I made a shopping list for a dual 5310 with 4Gig memory and it came to under $2000.  Not including drives or case, but I have drives.  I guess I'd have to get a case that could take E-ATX.  A dual 5310 was at No. 22 at Seti last night. 

Then I thought, what if I could do  a single  5320 and half the ram and add another processor and the rest of the ram later?  And then I thought, what if I did a single 5355?(over $1200 for just the processor)!  And then I saw the QX6700 was down to $970, and I already have a board that can take that.  Maybe the price will drop a little more when the 45 nm processors come out in a few months.

I guess it might be safer to stick with equipment that doesn't need fb-dimms.  That stuff is pricey!  I thought, well, I must want to fill every slot, so I can get quad channel and I was picking the cheapest brand, and still coming up with $600 worth of ram.  And what if one or two sticks was bad?  That would be so frustrating. 

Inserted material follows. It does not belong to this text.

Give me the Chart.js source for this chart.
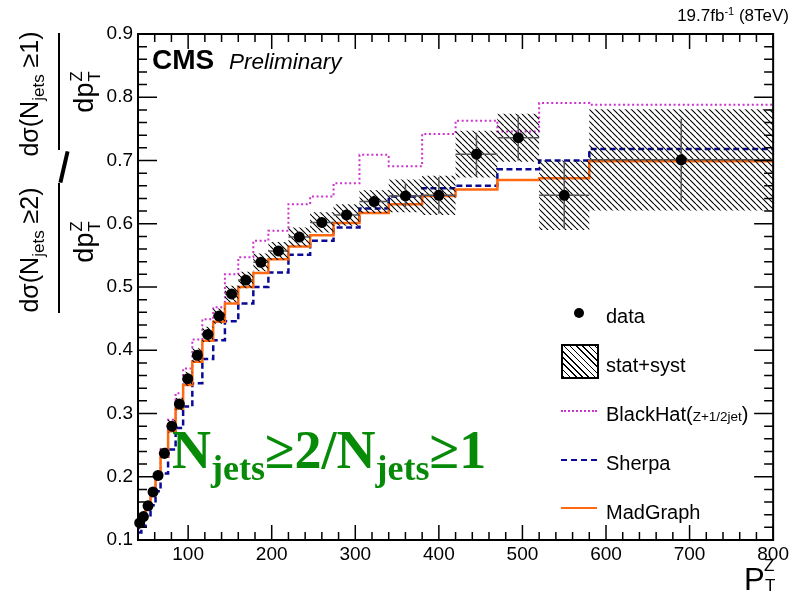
<!DOCTYPE html>
<html>
<head>
<meta charset="utf-8">
<script src="https://cdn.jsdelivr.net/npm/chart.js@4.4.1/dist/chart.umd.min.js"></script>
<style>
  html, body { margin: 0; padding: 0; background: #fff; }
  #wrap { position: relative; width: 792px; height: 593px; overflow: hidden;
          font-family: "Liberation Sans", Arial, Helvetica, sans-serif; color: #000; }
  #c { position: absolute; left: 0; top: 0; }
  .t { position: absolute; white-space: nowrap; line-height: 1; }
  .rot { transform: translate(-50%, -50%) rotate(-90deg); }
  .ss { display: inline-flex; flex-direction: column; vertical-align: middle; font-size: 0.62em; line-height: 1.05; margin-left: 1px; }
  sub.j { font-size: 0.68em; vertical-align: -0.32em; }
  .bar { position: absolute; background: #000; }
  .leg { position: absolute; font-size: 20px; line-height: 1; white-space: nowrap; }
  .green { position: absolute; white-space: nowrap; line-height: 1; color: #078a07;
           font: bold 54px "Liberation Serif", "Times New Roman", serif; }
  .green sub { font-size: 36px; vertical-align: -12px; line-height: 1; }
</style>
</head>
<body>
<div id="wrap">
  <canvas id="c" width="792" height="593"></canvas>

  <!-- luminosity / energy label -->
  <div class="t" style="right:3px; top:7px; font-size:17px;">19.7fb<sup style="font-size:11px; vertical-align:6px; line-height:0">-1</sup> (8TeV)</div>

  <!-- experiment label -->
  <div class="t" style="left:152px; top:46px; font-size:28px; font-weight:bold;">CMS</div>
  <div class="t" style="left:229px; top:51px; font-size:22.5px; font-style:italic;">Preliminary</div>

  <!-- y-axis title: ratio of the two differential cross sections -->
  <div class="t rot" style="left:32px; top:250px; font-size:25px;">d&sigma;(N<sub class="j">jets</sub> &ge;2)</div>
  <div class="bar" style="left:57.5px; top:183px; width:2.5px; height:130px;"></div>
  <div class="t rot" style="left:86px; top:242px; font-size:27px;">dp<span class="ss"><span>Z</span><span>T</span></span></div>
  <div class="bar" style="left:61.5px; top:151px; width:4px; height:32px; transform:rotate(13deg);"></div>
  <div class="t rot" style="left:32px; top:94px; font-size:25px;">d&sigma;(N<sub class="j">jets</sub> &ge;1)</div>
  <div class="bar" style="left:57.5px; top:33px; width:2.5px; height:117px;"></div>
  <div class="t rot" style="left:86px; top:92px; font-size:27px;">dp<span class="ss"><span>Z</span><span>T</span></span></div>

  <!-- x-axis title -->
  <div class="t" style="left:744px; top:564px; font-size:31px;">P</div>
  <div class="t" style="left:764px; top:557px; font-size:17px;">Z</div>
  <div class="t" style="left:765px; top:577px; font-size:17px;">T</div>

  <!-- jet multiplicity label -->
  <div class="green" style="left:172px; top:419px;">N<sub>jets</sub>&ge;2/N<sub>jets</sub>&ge;1</div>

  <!-- legend -->
  <div style="position:absolute; left:574px; top:308px; width:10px; height:10px; border-radius:50%; background:#000;"></div>
  <div class="leg" style="left:606px; top:306px;">data</div>
  <div style="position:absolute; left:561px; top:344px; width:34px; height:31px; border:2px solid #000;
       background: repeating-linear-gradient(45deg, #000 0 1.1px, transparent 1.1px 4.4px);"></div>
  <div class="leg" style="left:606px; top:355px;">stat+syst</div>
  <div style="position:absolute; left:561px; top:409.5px; width:36px; border-top:2px dotted #cc33cc;"></div>
  <div class="leg" style="left:606px; top:404px;">BlackHat(<span style="font-size:13.5px;">Z+1/2jet</span>)</div>
  <div style="position:absolute; left:561px; top:458.5px; width:36px; border-top:2.5px dashed #0a0a96;"></div>
  <div class="leg" style="left:606px; top:453px;">Sherpa</div>
  <div style="position:absolute; left:561px; top:507px; width:36px; border-top:2.5px solid #ff6a10;"></div>
  <div class="leg" style="left:606px; top:502px;">MadGraph</div>
</div>

<script>
// pT(Z) bin edges in GeV
const binEdges = [40, 44, 49, 55, 61, 67, 76, 85, 94, 105, 117, 130, 144, 160, 178, 196,
                  220, 246, 274, 305, 340, 380, 420, 470, 520, 580, 800];

// measured ratio (N_jets>=2)/(N_jets>=1) per bin
const dataValues = [0.127, 0.137, 0.154, 0.176, 0.202, 0.237, 0.280, 0.315, 0.355, 0.392,
                    0.425, 0.454, 0.489, 0.511, 0.539, 0.557, 0.579, 0.602, 0.614, 0.635,
                    0.644, 0.645, 0.710, 0.736, 0.645, 0.701];
// statistical uncertainty
const statErr = [0.002, 0.002, 0.002, 0.003, 0.003, 0.003, 0.003, 0.004, 0.004, 0.004,
                 0.004, 0.005, 0.005, 0.005, 0.006, 0.006, 0.007, 0.008, 0.009, 0.010,
                 0.020, 0.029, 0.034, 0.036, 0.053, 0.065];
// total (stat+syst) uncertainty
const totalErr = [0.006, 0.006, 0.007, 0.007, 0.008, 0.009, 0.010, 0.010, 0.011, 0.011,
                  0.012, 0.012, 0.013, 0.013, 0.014, 0.014, 0.015, 0.016, 0.017, 0.018,
                  0.026, 0.031, 0.037, 0.038, 0.055, 0.080];

// theory predictions per bin
const blackHat = [0.118, 0.135, 0.155, 0.178, 0.205, 0.243, 0.290, 0.332, 0.371, 0.417,
                  0.449, 0.468, 0.520, 0.547, 0.573, 0.589, 0.631, 0.643, 0.664, 0.709,
                  0.691, 0.742, 0.763, 0.746, 0.791, 0.788];
const sherpa = [0.112, 0.122, 0.136, 0.155, 0.177, 0.205, 0.243, 0.277, 0.311, 0.348,
                0.386, 0.416, 0.446, 0.474, 0.500, 0.523, 0.551, 0.573, 0.594, 0.624,
                0.643, 0.656, 0.660, 0.686, 0.700, 0.718];
const madGraph = [0.122, 0.133, 0.150, 0.172, 0.198, 0.232, 0.272, 0.308, 0.345, 0.382,
                  0.415, 0.445, 0.474, 0.500, 0.522, 0.544, 0.564, 0.582, 0.601, 0.617,
                  0.631, 0.644, 0.654, 0.669, 0.672, 0.699];

// axis tick labels
const xTickValues = [100, 200, 300, 400, 500, 600, 700, 800];
const yTickValues = [0.1, 0.2, 0.3, 0.4, 0.5, 0.6, 0.7, 0.8, 0.9];

const nBins = dataValues.length;
const binCenter = i => (binEdges[i] + binEdges[i + 1]) / 2;

// histogram-style step: value held from a bin's low edge to its high edge
function stepPoints(vals) {
  const pts = vals.map((v, i) => ({ x: binEdges[i], y: v }));
  pts.push({ x: binEdges[nBins], y: vals[nBins - 1] });
  return pts;
}

// diagonal hatch used for the uncertainty boxes
function hatchPattern() {
  const s = 6;
  const cv = document.createElement('canvas');
  cv.width = s; cv.height = s;
  const g = cv.getContext('2d');
  g.strokeStyle = '#000';
  g.lineWidth = 1.1;
  g.beginPath();
  for (let k = -1; k <= 1; k++) {
    g.moveTo(k * s, 0);
    g.lineTo(k * s + s, s);
  }
  g.stroke();
  return g.createPattern(cv, 'repeat');
}

const bandLow = stepPoints(dataValues.map((v, i) => v - totalErr[i]));
const bandHigh = stepPoints(dataValues.map((v, i) => v + totalErr[i]));

// error bars as broken polylines (null y breaks the line)
const vBars = [];
const hBars = [];
for (let i = 0; i < nBins; i++) {
  const c = binCenter(i);
  vBars.push({ x: c, y: dataValues[i] - statErr[i] }, { x: c, y: dataValues[i] + statErr[i] }, { x: c, y: null });
  hBars.push({ x: binEdges[i], y: dataValues[i] }, { x: binEdges[i + 1], y: dataValues[i] }, { x: binEdges[i + 1], y: null });
}
const points = dataValues.map((v, i) => ({ x: binCenter(i), y: v }));

// frame with inward ticks on all four sides
const frameTicks = {
  id: 'frameTicks',
  afterDatasetsDraw(chart) {
    const { ctx, chartArea: a, scales: { x, y } } = chart;
    ctx.save();
    ctx.strokeStyle = '#000';
    ctx.lineWidth = 1.5;
    ctx.beginPath();
    for (let v = 40; v <= 800; v += 20) {
      const px = x.getPixelForValue(v);
      const L = v % 100 === 0 ? 15 : 8;
      ctx.moveTo(px, a.bottom); ctx.lineTo(px, a.bottom - L);
      ctx.moveTo(px, a.top); ctx.lineTo(px, a.top + L);
    }
    for (let i = 0; i <= 40; i++) {
      const py = y.getPixelForValue(0.1 + i * 0.02);
      const L = i % 5 === 0 ? 19 : 9;
      ctx.moveTo(a.left, py); ctx.lineTo(a.left + L, py);
      ctx.moveTo(a.right, py); ctx.lineTo(a.right - L, py);
    }
    ctx.stroke();
    ctx.lineWidth = 2;
    ctx.strokeRect(a.left, a.top, a.right - a.left, a.bottom - a.top);
    ctx.restore();
  }
};

const lineBase = { pointRadius: 0, fill: false, tension: 0 };

new Chart(document.getElementById('c'), {
  type: 'line',
  data: {
    datasets: [
      Object.assign({ label: 'BlackHat', data: stepPoints(blackHat), stepped: true,
        borderColor: '#cc33cc', borderWidth: 2, borderDash: [2, 2.6], order: 5 }, lineBase),
      Object.assign({ label: 'Sherpa', data: stepPoints(sherpa), stepped: true,
        borderColor: '#0a0a96', borderWidth: 2.5, borderDash: [6, 3.5], order: 4 }, lineBase),
      Object.assign({ label: 'MadGraph', data: stepPoints(madGraph), stepped: true,
        borderColor: '#ff6a10', borderWidth: 2.5, order: 3 }, lineBase),
      Object.assign({ label: 'band low', data: bandLow, stepped: true,
        borderWidth: 0, borderColor: 'rgba(0,0,0,0)', order: 2 }, lineBase),
      { label: 'stat+syst', data: bandHigh, stepped: true, pointRadius: 0,
        borderWidth: 0, borderColor: 'rgba(0,0,0,0)', backgroundColor: hatchPattern(),
        fill: '-1', order: 2 },
      Object.assign({ label: 'stat', data: vBars, borderColor: '#555', borderWidth: 1.5,
        spanGaps: false, order: 1 }, lineBase),
      Object.assign({ label: 'bin width', data: hBars, borderColor: '#555', borderWidth: 1.5,
        spanGaps: false, order: 1 }, lineBase),
      { label: 'data', data: points, showLine: false, pointRadius: 5.5, pointHoverRadius: 5.5,
        pointBackgroundColor: '#000', pointBorderWidth: 0, pointBorderColor: '#000',
        clip: false, order: 0 }
    ]
  },
  options: {
    responsive: false,
    animation: false,
    devicePixelRatio: 1,
    events: [],
    layout: { padding: { left: 0, right: 16, top: 34, bottom: 0 } },
    plugins: { legend: { display: false }, tooltip: { enabled: false } },
    scales: {
      x: {
        type: 'linear', min: 40, max: 800,
        grid: { display: false, drawTicks: false },
        border: { display: false },
        afterFit: s => { s.height = 53; },
        afterBuildTicks: s => { s.ticks = xTickValues.map(v => ({ value: v })); },
        ticks: { autoSkip: false, maxRotation: 0, padding: 3, color: '#000',
                 font: { family: '"Liberation Sans", Arial, sans-serif', size: 19 } }
      },
      y: {
        type: 'linear', min: 0.1, max: 0.9,
        grid: { display: false, drawTicks: false },
        border: { display: false },
        afterFit: s => { s.width = 138; },
        afterBuildTicks: s => { s.ticks = yTickValues.map(v => ({ value: v })); },
        ticks: { autoSkip: false, padding: 5, color: '#000',
                 callback: v => Number(v).toFixed(1),
                 font: { family: '"Liberation Sans", Arial, sans-serif', size: 19 } }
      }
    }
  },
  plugins: [frameTicks]
});
</script>
</body>
</html>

Thanks for helping me think this over. ;)

Pam




Simon:
Pam,

I recommend a different route.

It still involves Xeons, but I'd advise you not to invest in DP ones unless you're after top spot in the rankings ;)

Why, you ask? There are single-socket quad-core S775 Xeons that fit in consumer motherboards and overclock better than the QX6700 - specifically, they can run higher FSB frequencies. AFAIK, they're also competitively priced, and the cost offset between a DP server class motherboard and a consumer/enthusiast single-socket one is pretty large. You can easily stuff 4 GB into those, as well. By the way, I'm thinking this will not be just a cruncher, since you stuffed it full of RAM it would not really need (for S@H, anyway :)).

The RAM will also be much cheaper, or for the same price, you could get stuff that's a lot quicker (DDR2-800 or 1066/1200 vs. FB-DDR2-667 or even slower).
I'll dig up a CPU model number for you.

<edit>
And this would be it -
http://processorfinder.intel.com/details.aspx?sSpec=SL9UP - Xeon 3220 UP. Priced below a QX6700, also runs at 2.4 GHz vs. 2.66 for the QX, but as I said, it's very overclockable. Get a robust after-market cooling solution and a quality OC-friendly motherboard for the price difference; you will be glad you did. People have reached 3.4 GHz with this processor pretty easily, and with sky-high FSBs, which make them fly.

This review may also be of interest to you.
</edit>

HTH,
Simon.

Fivestar Crashtest:
Simon:

Thanks, Simon, that is very sane advice.  That 3220 is going to be some cruncher! 

I've been laboring under the assumption that one needs 512 mb/core, so that's why I said 4 Gig for the dual quad.  Is that overkill?